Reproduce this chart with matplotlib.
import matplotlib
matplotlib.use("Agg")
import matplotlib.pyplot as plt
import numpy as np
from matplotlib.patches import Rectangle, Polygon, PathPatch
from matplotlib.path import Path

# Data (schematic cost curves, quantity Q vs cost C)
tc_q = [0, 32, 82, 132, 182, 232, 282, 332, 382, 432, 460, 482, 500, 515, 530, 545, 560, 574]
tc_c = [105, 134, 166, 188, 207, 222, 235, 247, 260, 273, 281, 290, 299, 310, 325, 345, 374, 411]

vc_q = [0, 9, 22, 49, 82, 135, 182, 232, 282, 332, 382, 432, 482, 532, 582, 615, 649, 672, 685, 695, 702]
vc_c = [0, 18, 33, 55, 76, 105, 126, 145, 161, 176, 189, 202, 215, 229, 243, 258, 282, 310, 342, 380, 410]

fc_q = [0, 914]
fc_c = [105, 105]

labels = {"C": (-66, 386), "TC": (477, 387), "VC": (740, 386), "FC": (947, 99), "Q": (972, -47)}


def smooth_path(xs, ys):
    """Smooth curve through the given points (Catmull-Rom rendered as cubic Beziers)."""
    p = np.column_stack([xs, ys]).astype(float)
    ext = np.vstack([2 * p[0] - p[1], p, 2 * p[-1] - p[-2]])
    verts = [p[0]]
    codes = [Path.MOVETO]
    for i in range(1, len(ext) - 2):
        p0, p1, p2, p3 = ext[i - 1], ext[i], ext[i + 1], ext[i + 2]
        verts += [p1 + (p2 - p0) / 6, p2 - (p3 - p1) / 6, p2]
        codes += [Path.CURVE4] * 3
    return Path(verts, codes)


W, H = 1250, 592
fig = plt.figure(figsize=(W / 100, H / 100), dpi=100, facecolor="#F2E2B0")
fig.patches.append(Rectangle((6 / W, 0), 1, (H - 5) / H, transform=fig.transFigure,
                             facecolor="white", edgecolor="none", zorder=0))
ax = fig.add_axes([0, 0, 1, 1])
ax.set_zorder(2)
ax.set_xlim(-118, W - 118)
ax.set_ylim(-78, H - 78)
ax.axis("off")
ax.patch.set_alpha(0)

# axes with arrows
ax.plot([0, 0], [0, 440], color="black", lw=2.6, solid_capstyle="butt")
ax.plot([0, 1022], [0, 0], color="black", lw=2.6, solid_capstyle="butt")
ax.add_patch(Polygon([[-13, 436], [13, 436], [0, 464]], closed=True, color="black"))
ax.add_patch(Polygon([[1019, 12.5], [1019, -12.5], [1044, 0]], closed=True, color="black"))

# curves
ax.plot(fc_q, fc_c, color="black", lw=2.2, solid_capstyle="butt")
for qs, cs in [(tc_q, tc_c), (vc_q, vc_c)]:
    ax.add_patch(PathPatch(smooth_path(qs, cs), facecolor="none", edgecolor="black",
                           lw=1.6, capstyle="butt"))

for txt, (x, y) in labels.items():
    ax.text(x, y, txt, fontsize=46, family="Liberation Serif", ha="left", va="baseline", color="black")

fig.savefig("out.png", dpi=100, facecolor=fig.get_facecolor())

:::::

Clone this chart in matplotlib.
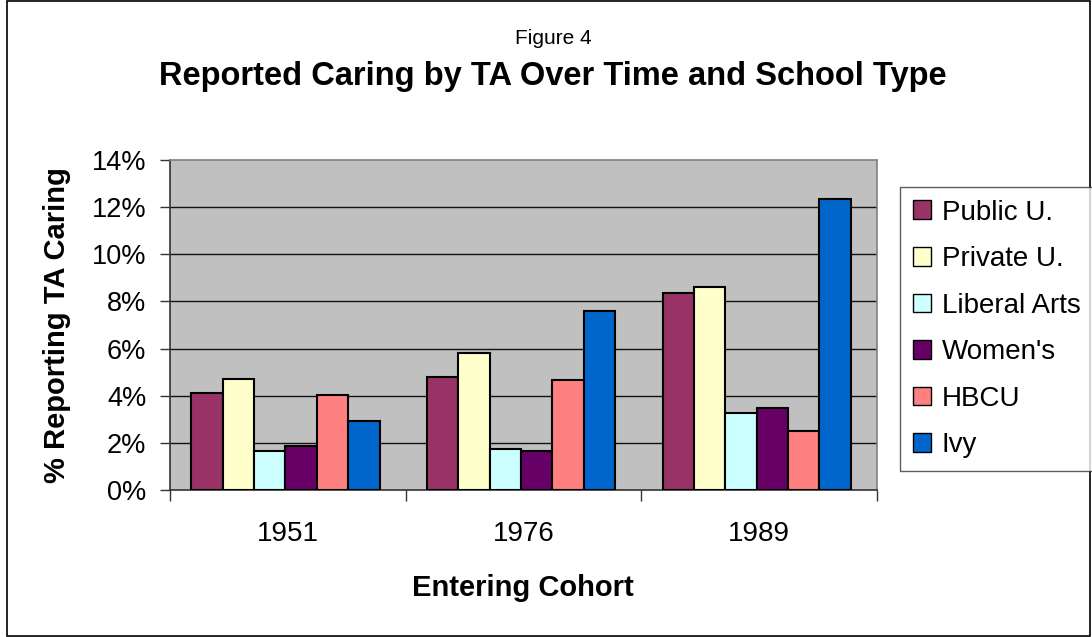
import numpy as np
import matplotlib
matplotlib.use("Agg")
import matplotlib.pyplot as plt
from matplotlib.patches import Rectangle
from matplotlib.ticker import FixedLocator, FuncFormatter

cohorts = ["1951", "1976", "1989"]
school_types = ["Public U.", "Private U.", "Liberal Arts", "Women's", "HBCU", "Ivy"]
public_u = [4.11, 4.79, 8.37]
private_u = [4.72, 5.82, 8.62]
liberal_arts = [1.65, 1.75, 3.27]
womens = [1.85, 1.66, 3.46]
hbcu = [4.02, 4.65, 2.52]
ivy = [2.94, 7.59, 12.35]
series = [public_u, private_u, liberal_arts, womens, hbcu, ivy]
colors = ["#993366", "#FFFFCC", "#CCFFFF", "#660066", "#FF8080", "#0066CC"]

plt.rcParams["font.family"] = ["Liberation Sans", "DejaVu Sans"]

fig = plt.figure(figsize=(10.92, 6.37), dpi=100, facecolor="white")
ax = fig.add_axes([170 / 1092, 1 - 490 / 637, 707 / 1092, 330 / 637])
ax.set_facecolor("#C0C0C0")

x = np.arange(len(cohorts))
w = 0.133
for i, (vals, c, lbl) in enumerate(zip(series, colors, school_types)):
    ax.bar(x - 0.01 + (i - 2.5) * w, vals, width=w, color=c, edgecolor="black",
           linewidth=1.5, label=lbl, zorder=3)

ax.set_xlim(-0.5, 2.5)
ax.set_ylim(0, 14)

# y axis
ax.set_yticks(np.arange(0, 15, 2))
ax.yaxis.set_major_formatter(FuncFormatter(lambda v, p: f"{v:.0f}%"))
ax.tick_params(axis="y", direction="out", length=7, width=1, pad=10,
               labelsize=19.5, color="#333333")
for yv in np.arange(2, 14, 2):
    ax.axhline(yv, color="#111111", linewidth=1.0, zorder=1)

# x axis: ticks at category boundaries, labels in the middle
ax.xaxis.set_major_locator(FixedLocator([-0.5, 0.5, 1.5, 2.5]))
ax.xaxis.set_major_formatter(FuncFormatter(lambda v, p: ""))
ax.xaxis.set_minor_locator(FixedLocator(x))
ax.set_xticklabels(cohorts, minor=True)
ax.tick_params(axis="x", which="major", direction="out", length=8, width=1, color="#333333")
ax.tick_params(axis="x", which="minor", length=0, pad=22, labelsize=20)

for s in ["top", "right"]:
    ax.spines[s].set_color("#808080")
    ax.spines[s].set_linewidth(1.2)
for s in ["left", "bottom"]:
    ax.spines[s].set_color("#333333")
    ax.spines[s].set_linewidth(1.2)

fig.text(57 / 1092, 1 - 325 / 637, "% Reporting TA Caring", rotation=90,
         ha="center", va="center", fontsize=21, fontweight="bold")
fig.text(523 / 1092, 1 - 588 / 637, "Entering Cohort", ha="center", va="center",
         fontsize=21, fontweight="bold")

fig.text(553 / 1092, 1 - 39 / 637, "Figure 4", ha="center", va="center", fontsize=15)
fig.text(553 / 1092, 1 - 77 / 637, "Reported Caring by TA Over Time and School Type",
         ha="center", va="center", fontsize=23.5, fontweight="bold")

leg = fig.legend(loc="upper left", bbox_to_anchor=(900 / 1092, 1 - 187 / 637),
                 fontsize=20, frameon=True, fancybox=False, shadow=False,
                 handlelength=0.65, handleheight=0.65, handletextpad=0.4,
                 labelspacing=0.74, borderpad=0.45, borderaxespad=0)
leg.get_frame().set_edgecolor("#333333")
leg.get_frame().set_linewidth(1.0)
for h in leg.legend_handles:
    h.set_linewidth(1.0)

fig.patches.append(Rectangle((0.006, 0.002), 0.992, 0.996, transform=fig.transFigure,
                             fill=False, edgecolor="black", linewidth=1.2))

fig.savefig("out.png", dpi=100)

:::::

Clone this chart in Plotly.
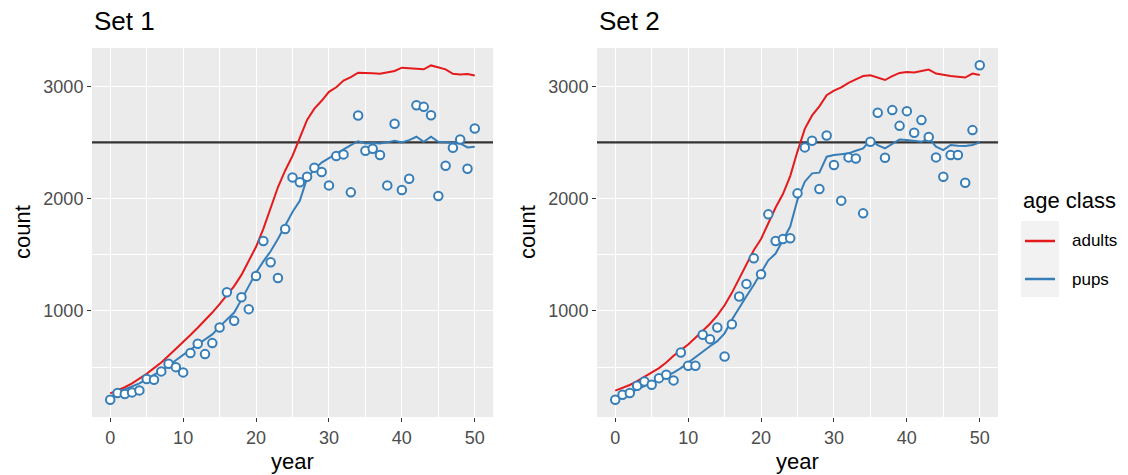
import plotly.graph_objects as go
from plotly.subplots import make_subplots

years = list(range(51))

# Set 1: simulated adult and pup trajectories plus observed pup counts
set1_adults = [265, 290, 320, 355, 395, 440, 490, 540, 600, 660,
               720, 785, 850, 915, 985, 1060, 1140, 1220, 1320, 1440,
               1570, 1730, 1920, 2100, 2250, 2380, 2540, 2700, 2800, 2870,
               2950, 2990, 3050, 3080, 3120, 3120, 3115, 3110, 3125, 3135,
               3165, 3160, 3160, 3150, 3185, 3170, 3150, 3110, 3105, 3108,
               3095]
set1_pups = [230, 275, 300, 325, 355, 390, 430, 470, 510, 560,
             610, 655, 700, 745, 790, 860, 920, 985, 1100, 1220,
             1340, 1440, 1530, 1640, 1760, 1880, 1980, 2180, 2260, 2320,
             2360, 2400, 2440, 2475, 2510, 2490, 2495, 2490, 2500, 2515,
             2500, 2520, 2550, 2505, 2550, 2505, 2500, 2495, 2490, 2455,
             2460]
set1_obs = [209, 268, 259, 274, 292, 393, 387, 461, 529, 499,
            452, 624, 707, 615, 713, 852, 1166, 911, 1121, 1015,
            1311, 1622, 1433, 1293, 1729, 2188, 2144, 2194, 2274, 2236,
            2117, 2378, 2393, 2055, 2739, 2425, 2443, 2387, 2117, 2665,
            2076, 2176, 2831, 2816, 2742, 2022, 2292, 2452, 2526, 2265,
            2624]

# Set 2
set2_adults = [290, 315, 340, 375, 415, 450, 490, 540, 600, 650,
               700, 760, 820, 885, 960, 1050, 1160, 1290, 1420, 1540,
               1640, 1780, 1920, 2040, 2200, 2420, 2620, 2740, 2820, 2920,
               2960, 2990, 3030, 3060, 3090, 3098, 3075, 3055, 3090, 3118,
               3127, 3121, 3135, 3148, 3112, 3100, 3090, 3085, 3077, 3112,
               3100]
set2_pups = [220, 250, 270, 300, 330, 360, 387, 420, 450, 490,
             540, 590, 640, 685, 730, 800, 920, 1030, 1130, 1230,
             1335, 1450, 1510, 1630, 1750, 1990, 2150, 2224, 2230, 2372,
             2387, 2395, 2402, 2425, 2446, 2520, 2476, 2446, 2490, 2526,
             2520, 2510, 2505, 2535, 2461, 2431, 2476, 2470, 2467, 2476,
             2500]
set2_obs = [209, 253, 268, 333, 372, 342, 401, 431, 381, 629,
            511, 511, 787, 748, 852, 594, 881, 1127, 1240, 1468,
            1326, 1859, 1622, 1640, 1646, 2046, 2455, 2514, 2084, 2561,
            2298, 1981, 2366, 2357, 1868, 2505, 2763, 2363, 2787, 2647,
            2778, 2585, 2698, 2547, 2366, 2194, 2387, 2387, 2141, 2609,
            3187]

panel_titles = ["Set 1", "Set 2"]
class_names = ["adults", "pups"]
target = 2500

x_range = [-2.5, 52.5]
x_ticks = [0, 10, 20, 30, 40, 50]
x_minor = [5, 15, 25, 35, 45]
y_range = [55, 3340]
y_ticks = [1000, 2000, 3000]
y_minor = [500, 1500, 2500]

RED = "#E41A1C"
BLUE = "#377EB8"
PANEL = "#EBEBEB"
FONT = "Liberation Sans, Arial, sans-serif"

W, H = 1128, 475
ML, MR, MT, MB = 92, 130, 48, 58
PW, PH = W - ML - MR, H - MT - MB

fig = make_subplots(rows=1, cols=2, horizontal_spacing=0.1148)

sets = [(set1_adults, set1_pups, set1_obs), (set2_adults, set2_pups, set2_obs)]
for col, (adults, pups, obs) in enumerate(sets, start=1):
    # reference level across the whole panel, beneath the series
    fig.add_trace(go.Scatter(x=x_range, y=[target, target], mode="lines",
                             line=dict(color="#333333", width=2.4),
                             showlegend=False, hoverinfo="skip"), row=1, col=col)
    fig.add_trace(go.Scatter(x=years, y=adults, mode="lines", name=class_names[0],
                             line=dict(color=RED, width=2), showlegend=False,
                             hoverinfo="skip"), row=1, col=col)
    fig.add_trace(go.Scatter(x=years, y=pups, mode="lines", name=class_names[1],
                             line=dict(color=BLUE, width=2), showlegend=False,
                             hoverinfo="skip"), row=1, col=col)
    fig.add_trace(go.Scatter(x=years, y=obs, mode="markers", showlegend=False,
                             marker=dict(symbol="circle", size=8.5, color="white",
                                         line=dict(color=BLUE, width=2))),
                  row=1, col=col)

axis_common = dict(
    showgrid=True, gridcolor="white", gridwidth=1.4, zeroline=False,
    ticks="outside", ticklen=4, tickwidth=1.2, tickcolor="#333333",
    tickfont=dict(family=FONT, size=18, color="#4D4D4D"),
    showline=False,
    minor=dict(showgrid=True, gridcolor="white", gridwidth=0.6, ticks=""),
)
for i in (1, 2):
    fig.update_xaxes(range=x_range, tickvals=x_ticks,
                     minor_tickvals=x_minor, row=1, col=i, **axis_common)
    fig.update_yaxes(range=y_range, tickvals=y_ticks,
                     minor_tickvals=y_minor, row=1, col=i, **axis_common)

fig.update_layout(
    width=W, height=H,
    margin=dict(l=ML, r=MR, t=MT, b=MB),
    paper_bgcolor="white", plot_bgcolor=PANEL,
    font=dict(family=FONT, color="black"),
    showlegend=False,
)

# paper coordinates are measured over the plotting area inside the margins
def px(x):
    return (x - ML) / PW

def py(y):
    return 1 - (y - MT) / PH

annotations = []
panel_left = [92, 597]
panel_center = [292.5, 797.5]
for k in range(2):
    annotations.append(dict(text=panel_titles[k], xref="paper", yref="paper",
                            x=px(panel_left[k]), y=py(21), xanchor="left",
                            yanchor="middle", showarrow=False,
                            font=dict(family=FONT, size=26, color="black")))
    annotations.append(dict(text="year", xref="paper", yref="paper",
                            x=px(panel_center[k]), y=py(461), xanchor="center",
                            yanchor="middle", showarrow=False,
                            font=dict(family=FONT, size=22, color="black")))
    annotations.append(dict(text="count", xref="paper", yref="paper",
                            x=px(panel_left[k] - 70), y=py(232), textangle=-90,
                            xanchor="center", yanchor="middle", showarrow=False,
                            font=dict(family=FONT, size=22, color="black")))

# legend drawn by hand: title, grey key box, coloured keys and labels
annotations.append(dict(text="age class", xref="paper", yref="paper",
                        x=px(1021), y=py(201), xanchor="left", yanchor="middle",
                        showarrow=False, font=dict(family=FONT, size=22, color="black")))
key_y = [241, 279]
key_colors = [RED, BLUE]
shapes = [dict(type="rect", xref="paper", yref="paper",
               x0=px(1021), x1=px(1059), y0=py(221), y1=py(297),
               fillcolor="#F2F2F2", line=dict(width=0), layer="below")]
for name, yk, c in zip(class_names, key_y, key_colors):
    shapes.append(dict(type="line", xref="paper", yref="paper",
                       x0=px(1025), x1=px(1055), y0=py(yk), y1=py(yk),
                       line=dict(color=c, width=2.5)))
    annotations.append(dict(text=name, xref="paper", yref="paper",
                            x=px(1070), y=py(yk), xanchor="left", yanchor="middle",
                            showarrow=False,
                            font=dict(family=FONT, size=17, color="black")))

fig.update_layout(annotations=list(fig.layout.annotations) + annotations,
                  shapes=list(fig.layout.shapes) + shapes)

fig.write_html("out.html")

:::::

= Problem =
Write out the lines from the one containing "Clone this chart in Plotly." down to the one containing "years = list(range(51))", both included, exactly as they appear. Leave out any pictures.

= Response below =
Clone this chart in Plotly.
import plotly.graph_objects as go
from plotly.subplots import make_subplots

years = list(range(51))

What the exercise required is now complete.